EXERCISE BRIEF: Copy exactly the lines from the beginning of the data down to and including the line holding "const yTicks = [0, 50, 100, 150, 200, 250, 300];", without any pictures.

INFORMATION PROVIDED:
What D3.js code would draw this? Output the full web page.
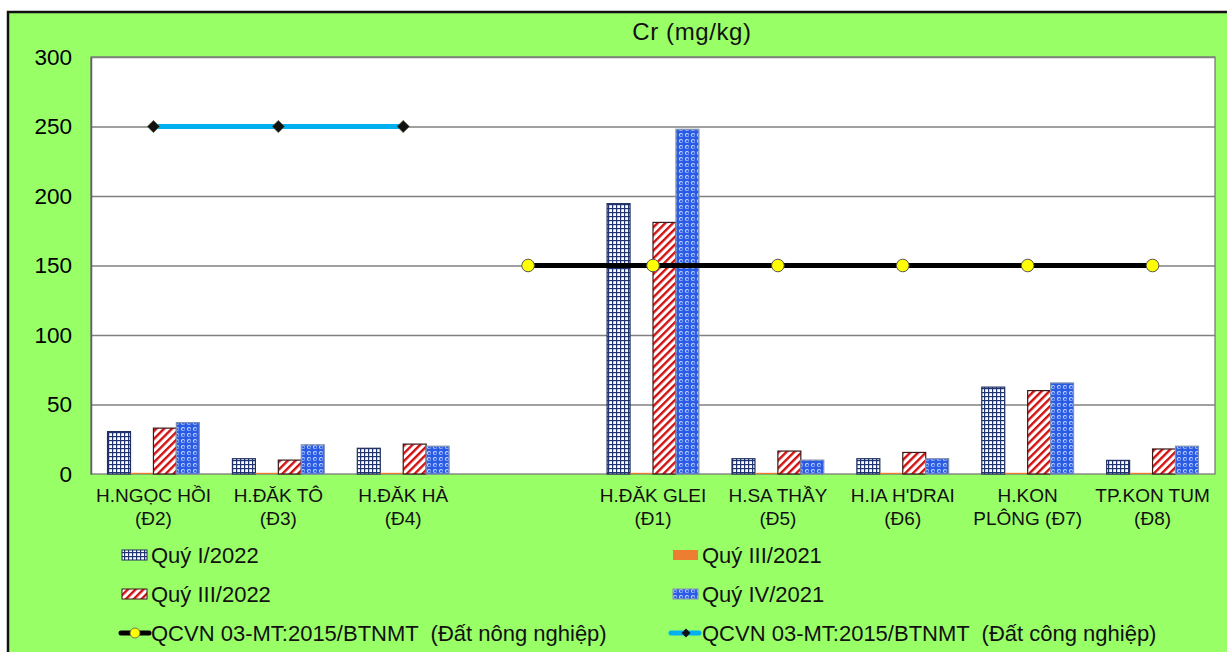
<!DOCTYPE html>
<html>
<head>
<meta charset="utf-8">
<script src="https://cdn.jsdelivr.net/npm/d3@7"></script>
<style>
    body { margin: 0; background: #fff; }
    svg { display: block; font-family: Arial, "Liberation Sans", sans-serif; }
    text { white-space: pre; }
</style>
</head>
<body>
<svg id="chart" width="1227" height="652"></svg>
<script>
// categories (the empty one is the gap between the two groups of districts)
const categories = [
    ["H.NGỌC HỒI", "(Đ2)"],
    ["H.ĐĂK TÔ", "(Đ3)"],
    ["H.ĐĂK HÀ", "(Đ4)"],
    ["", ""],
    ["H.ĐĂK GLEI", "(Đ1)"],
    ["H.SA THẦY", "(Đ5)"],
    ["H.IA H'DRAI", "(Đ6)"],
    ["H.KON", "PLÔNG (Đ7)"],
    ["TP.KON TUM", "(Đ8)"]
];

// bar series
const q1_2022 = [30.5, 11, 18.5, null, 194.5, 11, 11, 62.5, 9.8];
const q3_2021 = [0, 0, 0, null, 0, 0, 0, 0, 0];
const q3_2022 = [33, 10, 21.5, null, 181, 16.5, 15.5, 60, 18];
const q4_2021 = [37, 21, 20, null, 248, 10, 11, 65.5, 20];

// limit lines
const qcvnCongNghiep = [250, 250, 250, null, null, null, null, null, null];
const qcvnNongNghiep = [null, null, null, 150, 150, 150, 150, 150, 150];

const yTicks = [0, 50, 100, 150, 200, 250, 300];

const barSeries = [
    {name: "Quý I/2022", values: q1_2022, fill: "url(#pGrid)", stroke: "#1F2F5F"},
    {name: "Quý III/2021", values: q3_2021, fill: "#ED7D31", stroke: "#F4B183"},
    {name: "Quý III/2022", values: q3_2022, fill: "url(#pDiag)", stroke: "#3a1a1a"},
    {name: "Quý IV/2021", values: q4_2021, fill: "url(#pDots)", stroke: "#8090b0"}
];

const plot = {left: 91, right: 1215, top: 57, bottom: 474};

const svg = d3.select("#chart");
const defs = svg.append("defs");

// small grid pattern
const pg = defs.append("pattern").attr("id", "pGrid")
    .attr("patternUnits", "userSpaceOnUse").attr("width", 4).attr("height", 4);
pg.append("rect").attr("width", 4).attr("height", 4).attr("fill", "#fff");
pg.append("rect").attr("width", 4).attr("height", 1.2).attr("fill", "#1F3470");
pg.append("rect").attr("width", 1.2).attr("height", 4).attr("fill", "#1F3470");

// wide upward diagonal
const pd = defs.append("pattern").attr("id", "pDiag")
    .attr("patternUnits", "userSpaceOnUse").attr("width", 5.5).attr("height", 5.5)
    .attr("patternTransform", "rotate(45)");
pd.append("rect").attr("width", 5.5).attr("height", 5.5).attr("fill", "#fff");
pd.append("rect").attr("width", 2.4).attr("height", 5.5).attr("fill", "#D01010");

// sphere pattern
const pdt = defs.append("pattern").attr("id", "pDots")
    .attr("patternUnits", "userSpaceOnUse").attr("width", 6).attr("height", 6);
pdt.append("rect").attr("width", 6).attr("height", 6).attr("fill", "#2A5BE6");
pdt.append("circle").attr("cx", 3).attr("cy", 3).attr("r", 2.1).attr("fill", "#c8d8fc");
pdt.append("circle").attr("cx", 3.3).attr("cy", 3.3).attr("r", 1.3).attr("fill", "#2F62E8");

// outer chart box
svg.append("rect")
    .attr("x", 8).attr("y", 12).attr("width", 1240).attr("height", 660)
    .attr("fill", "#99FF66").attr("stroke", "#111").attr("stroke-width", 2.5);

// plot area
svg.append("rect")
    .attr("x", plot.left).attr("y", plot.top)
    .attr("width", plot.right - plot.left).attr("height", plot.bottom - plot.top)
    .attr("fill", "#fff").attr("stroke", "#707070").attr("stroke-width", 1.2);

const x = d3.scaleBand()
    .domain(d3.range(categories.length))
    .range([plot.left, plot.right])
    .paddingInner(0.265)
    .paddingOuter(0.1325);

const xs = d3.scaleBand()
    .domain(d3.range(barSeries.length))
    .range([0, x.bandwidth()]);

const y = d3.scaleLinear()
    .domain([0, 300])
    .range([plot.bottom, plot.top]);

// gridlines
svg.append("g")
    .attr("transform", `translate(${plot.left},0)`)
    .call(d3.axisLeft(y).tickValues(yTicks.slice(1)).tickSize(-(plot.right - plot.left)).tickFormat(""))
    .call(g => g.select(".domain").remove())
    .call(g => g.selectAll("line").attr("stroke", "#808080").attr("stroke-width", 1.5));

// y axis
svg.append("g")
    .attr("transform", `translate(${plot.left},0)`)
    .call(d3.axisLeft(y).tickValues(yTicks).tickSize(0).tickPadding(19).tickSizeOuter(0))
    .call(g => g.select(".domain").attr("stroke", "#606060").attr("stroke-width", 1.5))
    .call(g => g.selectAll("text")
        .attr("font-size", "22.5px").attr("fill", "#000")
        .attr("font-family", "Arial, 'Liberation Sans', sans-serif"));

// bars
barSeries.forEach((s, si) => {
    svg.append("g")
        .selectAll("rect")
        .data(s.values.map((v, i) => ({v, i})).filter(d => d.v != null))
        .enter()
        .append("rect")
        .attr("x", d => x(d.i) + xs(si))
        .attr("width", xs.bandwidth())
        .attr("y", d => d.v > 0 ? y(d.v) : y(0) - 1.2)
        .attr("height", d => d.v > 0 ? y(0) - y(d.v) : 1.2)
        .attr("fill", s.fill)
        .attr("stroke", d => d.v > 0 ? s.stroke : "none")
        .attr("stroke-width", 1.2);
});

const cx = i => x(i) + x.bandwidth() / 2;

const line = d3.line()
    .defined(d => d != null)
    .x((d, i) => cx(i))
    .y(d => y(d));

// industrial limit (cyan, diamonds)
svg.append("path")
    .datum(qcvnCongNghiep)
    .attr("fill", "none").attr("stroke", "#00B0F0").attr("stroke-width", 5)
    .attr("d", line);

const diamond = d3.symbol().type(d3.symbolDiamond2).size(95);

svg.append("g").selectAll("path")
    .data(qcvnCongNghiep.map((v, i) => ({v, i})).filter(d => d.v != null))
    .enter().append("path")
    .attr("d", diamond)
    .attr("transform", d => `translate(${cx(d.i)},${y(d.v)})`)
    .attr("fill", "#111").attr("stroke", "#4a5a3a").attr("stroke-width", 0.8);

// agricultural limit (black, yellow circles)
svg.append("path")
    .datum(qcvnNongNghiep)
    .attr("fill", "none").attr("stroke", "#000").attr("stroke-width", 5)
    .attr("d", line);

svg.append("g").selectAll("circle")
    .data(qcvnNongNghiep.map((v, i) => ({v, i})).filter(d => d.v != null))
    .enter().append("circle")
    .attr("cx", d => cx(d.i)).attr("cy", d => y(d.v)).attr("r", 6.3)
    .attr("fill", "#FFFF00").attr("stroke", "#555").attr("stroke-width", 1);

// category labels
const lab = svg.append("g").selectAll("text")
    .data(categories)
    .enter().append("text")
    .attr("text-anchor", "middle")
    .attr("font-size", "19px")
    .attr("fill", "#111");
lab.append("tspan").attr("x", (d, i) => cx(i)).attr("y", 502).text(d => d[0]);
lab.append("tspan").attr("x", (d, i) => cx(i)).attr("y", 525).text(d => d[1]);

// title
svg.append("text")
    .attr("x", 692).attr("y", 40)
    .attr("text-anchor", "middle")
    .attr("font-size", "24px")
    .attr("letter-spacing", "0.6px")
    .attr("fill", "#111")
    .text("Cr (mg/kg)");

// legend
const legendRows = [563, 602, 641];
const legendCols = [122, 673];
const legendItems = [
    {type: "bar", s: barSeries[0], col: 0, row: 0},
    {type: "bar", s: barSeries[1], col: 1, row: 0},
    {type: "bar", s: barSeries[2], col: 0, row: 1},
    {type: "bar", s: barSeries[3], col: 1, row: 1},
    {type: "agri", name: "QCVN 03-MT:2015/BTNMT  (Đất nông nghiệp)", col: 0, row: 2},
    {type: "ind", name: "QCVN 03-MT:2015/BTNMT  (Đất công nghiệp)", col: 1, row: 2}
];

legendItems.forEach(it => {
    const lx = legendCols[it.col];
    const ly = legendRows[it.row];
    const g = svg.append("g");
    if (it.type == "bar") {
        g.append("rect")
            .attr("x", lx).attr("y", ly - 13).attr("width", 25).attr("height", 10)
            .attr("fill", it.s.fill)
            .attr("stroke", it.s.name == "Quý III/2021" ? "none" : it.s.stroke)
            .attr("stroke-width", 1);
    } else if (it.type == "agri") {
        g.append("line").attr("x1", lx - 1).attr("x2", lx + 27).attr("y1", ly - 8).attr("y2", ly - 8)
            .attr("stroke", "#000").attr("stroke-width", 5).attr("stroke-linecap", "round");
        g.append("circle").attr("cx", lx + 13).attr("cy", ly - 8).attr("r", 5)
            .attr("fill", "#FFFF00").attr("stroke", "#555").attr("stroke-width", 0.8);
    } else {
        g.append("line").attr("x1", lx - 2).attr("x2", lx + 26).attr("y1", ly - 8).attr("y2", ly - 8)
            .attr("stroke", "#00B0F0").attr("stroke-width", 5).attr("stroke-linecap", "round");
        g.append("path").attr("d", d3.symbol().type(d3.symbolDiamond2).size(50))
            .attr("transform", `translate(${lx + 13},${ly - 8})`)
            .attr("fill", "#111");
    }
    g.append("text").attr("x", lx + 29).attr("y", ly)
        .attr("font-size", "22px").attr("fill", "#111")
        .text(it.type == "bar" ? it.s.name : it.name);
});
</script>
</body>
</html>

REPLY TO THE EXERCISE:
What D3.js code would draw this? Output the full web page.
<!DOCTYPE html>
<html>
<head>
<meta charset="utf-8">
<script src="https://cdn.jsdelivr.net/npm/d3@7"></script>
<style>
    body { margin: 0; background: #fff; }
    svg { display: block; font-family: Arial, "Liberation Sans", sans-serif; }
    text { white-space: pre; }
</style>
</head>
<body>
<svg id="chart" width="1227" height="652"></svg>
<script>
// categories (the empty one is the gap between the two groups of districts)
const categories = [
    ["H.NGỌC HỒI", "(Đ2)"],
    ["H.ĐĂK TÔ", "(Đ3)"],
    ["H.ĐĂK HÀ", "(Đ4)"],
    ["", ""],
    ["H.ĐĂK GLEI", "(Đ1)"],
    ["H.SA THẦY", "(Đ5)"],
    ["H.IA H'DRAI", "(Đ6)"],
    ["H.KON", "PLÔNG (Đ7)"],
    ["TP.KON TUM", "(Đ8)"]
];

// bar series
const q1_2022 = [30.5, 11, 18.5, null, 194.5, 11, 11, 62.5, 9.8];
const q3_2021 = [0, 0, 0, null, 0, 0, 0, 0, 0];
const q3_2022 = [33, 10, 21.5, null, 181, 16.5, 15.5, 60, 18];
const q4_2021 = [37, 21, 20, null, 248, 10, 11, 65.5, 20];

// limit lines
const qcvnCongNghiep = [250, 250, 250, null, null, null, null, null, null];
const qcvnNongNghiep = [null, null, null, 150, 150, 150, 150, 150, 150];

const yTicks = [0, 50, 100, 150, 200, 250, 300];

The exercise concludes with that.